Industrial and Regional Dimensions
The energy transition is not uniformly experienced across the UK's regions and industrial sectors. Communities historically dependent on coal mining and coal-fired power generation — concentrated in parts of Yorkshire, South Wales, the East Midlands, and County Durham — have faced long-running economic adjustment pressures that predate the current renewable surge. Trade unions and local authorities in those areas have called for more explicit just-transition frameworks to ensure that the economic benefits of renewable manufacturing and installation are directed in part toward communities most affected by the fossil fuel phase-out. (Source: Guardian Environment)
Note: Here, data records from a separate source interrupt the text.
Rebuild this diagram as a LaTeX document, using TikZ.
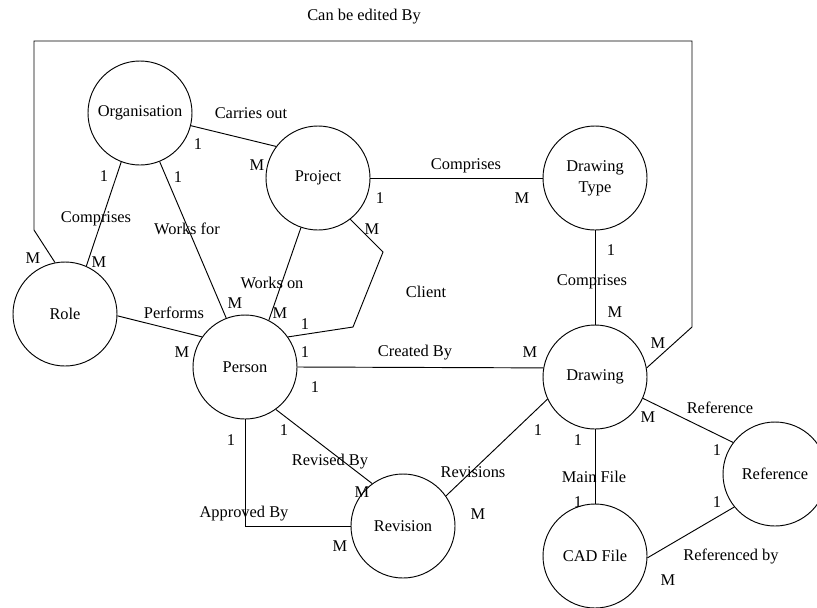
\documentclass[tikz,border=0pt]{standalone}
\usepackage{fontspec}
\setmainfont{Liberation Serif}

\begin{document}
\begin{tikzpicture}[
      x=0.03cm, y=-0.03cm,
      every node/.style={font=\fontsize{14}{18}\selectfont},
      entity/.style={draw,circle,minimum size=3.12cm,inner sep=0pt,align=center,line width=0.8pt},
      card/.style={inner sep=1pt},
      rel/.style={inner sep=1pt},
      link/.style={line width=0.8pt}
  ]
    \clip (0,0) rectangle (817,607);

    \node[entity] (org)       at (140,113) {Organisation};
    \node[entity] (proj)      at (318,178) {Project};
    \node[entity] (dtype)     at (595,178) {Drawing\\Type};
    \node[entity] (role)      at (65,314)  {Role};
    \node[entity] (person)    at (245,367) {Person};
    \node[entity] (drawing)   at (595,377) {Drawing};
    \node[entity] (revision)  at (403,526) {Revision};
    \node[entity] (reference) at (775,474) {Reference};
    \node[entity] (cad)       at (595,556) {CAD File};

    \draw[link] (org.-14) -- (proj.143);
    \draw[link] (org.249) -- (role.66);
    \draw[link] (org.-68) -- (person.111);
    \draw[link] (proj.251) -- (person.63);
    \draw[link] (proj.-52) -- (383,252) -- (353,327) -- (person.35);
    \draw[link] (proj.east) -- (dtype.west);
    \draw[link] (dtype.south) -- (drawing.north);
    \draw[link] (role.-2) -- (person.145);
    \draw[link] (person.east) -- (drawing.170);
    \draw[link] (person.-54) -- (revision.126);
    \draw[link] (person.south) |- (revision.west);
    \draw[link] (drawing.205) -- (revision.35);
    \draw[link] (drawing.south) -- (cad.north);
    \draw[link] (drawing.-24) -- (reference.143);
    \draw[link] (reference.219) -- (cad.-2);
    \draw[link] (role.101) -- (34,230) -- (34,41) -- (692,41) -- (692,327) -- (drawing.10);

    \node[rel] (lEdit)     at (364,17)  {Can be edited By};
    \node[card] (cEditR)   at (33,258)  {M};
    \node[card] (cEditD)   at (658,343) {M};

    \node[rel] (lCarries)  at (251,113) {Carries out};
    \node[card] (cCarrO)   at (198,144) {1};
    \node[card] (cCarrP)   at (257,165) {M};

    \node[rel] (lCompR)    at (96,219)  {Comprises};
    \node[card] (cCompRO)  at (104,176) {1};
    \node[card] (cCompRR)  at (99,262)  {M};

    \node[rel] (lWorksFor) at (187,229) {Works for};
    \node[card] (cWfO)     at (178,177) {1};
    \node[card] (cWfP)     at (235,303) {M};

    \node[rel] (lWorksOn)  at (272,283) {Works on};
    \node[card] (cWoP)     at (280,313) {M};

    \node[rel] (lClient)   at (426,292) {Client};
    \node[card] (cClPr)    at (372,229) {M};
    \node[card] (cClPe)    at (305,324) {1};

    \node[rel] (lCompDT)   at (466,166) {Comprises};
    \node[card] (cCompP)   at (380,198) {1};
    \node[card] (cCompT)   at (522,198) {M};

    \node[rel] (lCompD)    at (592,282) {Comprises};
    \node[card] (cCompDT)  at (611,250) {1};
    \node[card] (cCompDD)  at (615,312) {M};

    \node[rel] (lPerforms) at (174,313) {Performs};
    \node[card] (cPerfP)   at (182,352) {M};

    \node[rel] (lCreated)  at (415,353) {Created By};
    \node[card] (cCrPa)    at (305,352) {1};
    \node[card] (cCrPb)    at (315,387) {1};
    \node[card] (cCrD)     at (530,352) {M};

    \node[rel] (lRevised)  at (330,462) {Revised By};
    \node[card] (cRevP)    at (284,430) {1};
    \node[card] (cRevR)    at (362,492) {M};

    \node[rel] (lApproved) at (244,514) {Approved By};
    \node[card] (cAppP)    at (231,440) {1};
    \node[card] (cAppR)    at (340,546) {M};

    \node[rel] (lRevisions) at (473,472) {Revisions};
    \node[card] (cRvsD)    at (538,430) {1};
    \node[card] (cRvsR)    at (478,514) {M};

    \node[rel] (lMain)     at (594,477) {Main File};
    \node[card] (cMainD)   at (578,440) {1};
    \node[card] (cMainC)   at (578,502) {1};

    \node[rel] (lRef)      at (720,408) {Reference};
    \node[card] (cRefD)    at (648,417) {M};
    \node[card] (cRefR)    at (717,450) {1};

    \node[rel] (lRefBy)    at (731,556) {Referenced by};
    \node[card] (cRefByR)  at (717,502) {1};
    \node[card] (cRefByC)  at (668,580) {M};
  \end{tikzpicture}
\end{document}
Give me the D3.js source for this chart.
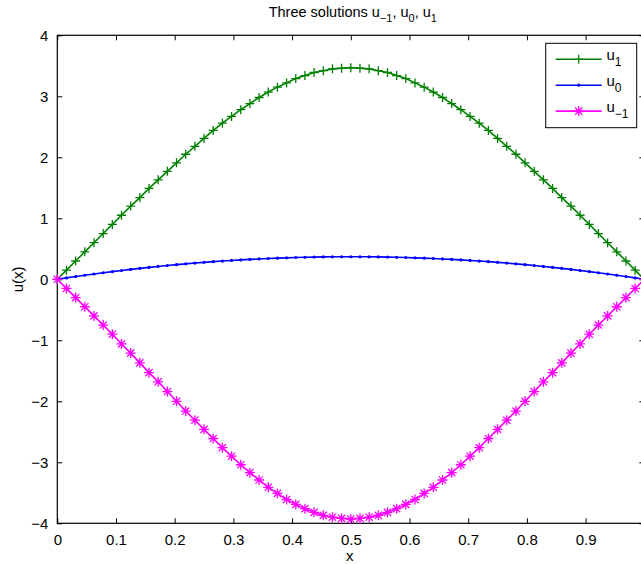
<!DOCTYPE html>
<html><head><meta charset="utf-8">
<script src="https://cdn.jsdelivr.net/npm/d3@7"></script>
<style>body{margin:0;background:#fff}svg{display:block;font-family:"Liberation Sans",Arial,Helvetica,sans-serif}</style>
</head><body><svg id="c" width="641" height="564"></svg>
<script>
// x grid: i/64, i = 0..64
const xIndex = d3.range(65);
const xStep = 64;
const u1Half = [0,0.15,0.30,0.45,0.60,0.75,0.90,1.05,1.20,1.34,1.49,1.63,1.77,1.91,2.05,2.18,2.31,2.44,2.56,2.67,2.78,2.88,2.98,3.07,3.15,3.22,3.29,3.34,3.39,3.42,3.45,3.46,3.47];
const u0Half = [0,0.023,0.045,0.066,0.087,0.107,0.126,0.144,0.162,0.179,0.195,0.211,0.225,0.240,0.253,0.266,0.278,0.289,0.299,0.309,0.318,0.326,0.334,0.341,0.347,0.352,0.357,0.361,0.364,0.367,0.369,0.370,0.370];
const um1Half = [0,-0.15,-0.30,-0.45,-0.60,-0.75,-0.90,-1.06,-1.21,-1.37,-1.53,-1.68,-1.84,-2.00,-2.16,-2.31,-2.46,-2.61,-2.76,-2.90,-3.04,-3.17,-3.29,-3.41,-3.51,-3.61,-3.69,-3.76,-3.82,-3.87,-3.90,-3.92,-3.93];
// symmetric about x = 0.5
const mirror = h => h.concat(h.slice(0, 32).reverse());
const u1 = mirror(u1Half), u0 = mirror(u0Half), um1 = mirror(um1Half);
const xTicks = [0,0.1,0.2,0.3,0.4,0.5,0.6,0.7,0.8,0.9];
const yTicks = [-4,-3,-2,-1,0,1,2,3,4];
const titleParts = ["Three solutions u", "\u22121", ", u", "0", ", u", "1"];
const seriesNames = [["u","1"],["u","0"],["u","\u22121"]];

const svg = d3.select("#c");
const L = 57.3, R = 644.3, T = 35.3, B = 523.3;
const x = d3.scaleLinear().domain([0,1]).range([L,R]);
const y = d3.scaleLinear().domain([-4,4]).range([B,T]);
const fmt = v => (v < 0 ? "\u2212" : "") + Math.abs(v);

const g = svg.append("g");
g.append("rect").attr("x",L).attr("y",T).attr("width",R-L).attr("height",B-T)
  .attr("fill","none").attr("stroke","#000").attr("stroke-width",1.2);

const xb = g.append("g").attr("transform",`translate(0,${B})`)
  .call(d3.axisBottom(x).tickValues(xTicks).tickSizeInner(-5).tickSizeOuter(0).tickPadding(11).tickFormat(d => d3.format("")(d)));
const xt = g.append("g").attr("transform",`translate(0,${T})`)
  .call(d3.axisTop(x).tickValues(xTicks).tickSizeInner(-5).tickSizeOuter(0).tickFormat(""));
const yl = g.append("g").attr("transform",`translate(${L},0)`)
  .call(d3.axisLeft(y).tickValues(yTicks).tickSizeInner(-5).tickSizeOuter(0).tickPadding(9).tickFormat(fmt));
const yr = g.append("g").attr("transform",`translate(${R},0)`)
  .call(d3.axisRight(y).tickValues(yTicks).tickSizeInner(-5).tickSizeOuter(0).tickFormat(""));
[xb,xt,yl,yr].forEach(a => {
  a.select(".domain").remove();
  a.selectAll("line").attr("stroke","#000").attr("stroke-width",1);
  a.selectAll("text").attr("fill","#000").style("font-size","15px").style("font-family","'Liberation Sans',Arial,sans-serif");
});

const line = d3.line().x(d => x(d[0]/xStep)).y(d => y(d[1]));
const mk = (arr) => xIndex.map(i => [i, arr[i]]);
const colors = {u1:"#008000", u0:"#0000ff", um1:"#ff00ff"};

function plus(sel, cx, cy, r, col){
  sel.append("path").attr("d",`M${cx-r},${cy}H${cx+r}M${cx},${cy-r}V${cy+r}`).attr("stroke",col).attr("stroke-width",1.3).attr("fill","none");
}
function star(sel, cx, cy, r, col){
  const d = r*0.72;
  sel.append("path").attr("d",`M${cx-r},${cy}H${cx+r}M${cx},${cy-r}V${cy+r}M${cx-d},${cy-d}L${cx+d},${cy+d}M${cx-d},${cy+d}L${cx+d},${cy-d}`)
    .attr("stroke",col).attr("stroke-width",1.3).attr("fill","none");
}
function dot(sel, cx, cy, r, col){
  sel.append("circle").attr("cx",cx).attr("cy",cy).attr("r",r).attr("fill",col);
}

const gs = g.append("g");
[["u1",u1,plus,4.5],["u0",u0,dot,1.6],["um1",um1,star,5]].forEach(([k,arr,m,r]) => {
  const s = gs.append("g");
  s.append("path").datum(mk(arr)).attr("d",line).attr("fill","none").attr("stroke",colors[k]).attr("stroke-width",1.6);
  mk(arr).forEach(d => m(s, x(d[0]/xStep), y(d[1]), r, colors[k]));
});

// title
const tt = svg.append("text").attr("x",(L+R)/2 + 2).attr("y",17).attr("text-anchor","middle")
  .style("font-size","14.5px").attr("fill","#000");
titleParts.forEach((p,i) => {
  const sub = i % 2 === 1;
  tt.append("tspan").text(p).attr("dy", sub ? 5 : (i>0 ? -5 : 0)).style("font-size", sub ? "11px" : "14.5px");
});

svg.append("text").attr("x",(L+R)/2 - 1).attr("y",561).attr("text-anchor","middle").style("font-size","15px").text("x");
svg.append("text").attr("transform",`translate(23,${(T+B)/2}) rotate(-90)`).attr("text-anchor","middle").style("font-size","15px").text("u(x)");

// legend
const lg = svg.append("g");
lg.append("rect").attr("x",545.7).attr("y",43.3).attr("width",91).attr("height",84.4).attr("fill","#fff").attr("stroke","#000").attr("stroke-width",1);
[["u1",plus,4.5],["u0",dot,1.6],["um1",star,5]].forEach(([k,m,r],i) => {
  const cy = 59.3 + i*25.9;
  lg.append("line").attr("x1",555.7).attr("x2",601.7).attr("y1",cy).attr("y2",cy).attr("stroke",colors[k]).attr("stroke-width",1.6);
  m(lg, 578.7, cy, r, colors[k]);
  const t = lg.append("text").attr("x",606.5).attr("y",cy+1).style("font-size","15px").attr("fill","#000");
  t.append("tspan").text(seriesNames[i][0]);
  t.append("tspan").text(seriesNames[i][1]).attr("dy",6).style("font-size","12px");
});
</script></body></html>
On the industrial side, energy-intensive sectors including steel, chemicals, and cement are watching the electricity transition closely. A lower-carbon grid reduces the emissions intensity of electricity-intensive processes, but those industries also face their own direct decarbonisation obligations under the UK Emissions Trading Scheme. The interaction between grid decarbonisation and industrial process change is increasingly the focus of joint working between the Department for Energy Security and Net Zero and the Department for Business and Trade, officials have indicated.
Conclusion: A Milestone, Not a Destination
The surpassing of coal by renewables in the UK electricity mix is a data-verified milestone and a legitimate marker of structural progress. It reflects more than a decade of sustained policy support, falling technology costs, and significant private and public capital deployment. It does not, by itself, mean that the UK's climate obligations are on course to be met — the Climate Change Committee and independent academic assessments are explicit that the electricity sector's progress has not been matched across the economy as a whole. What it does represent is the most tangible proof yet that a major, historically fossil-fuel-dependent grid can execute a rapid generation transition at scale. The question that remains — and that will define climate policy debates through the rest of this decade — is whether the models and mechanisms that worked for electricity can be adapted with sufficient speed for the harder-to-decarbonise sectors that follow.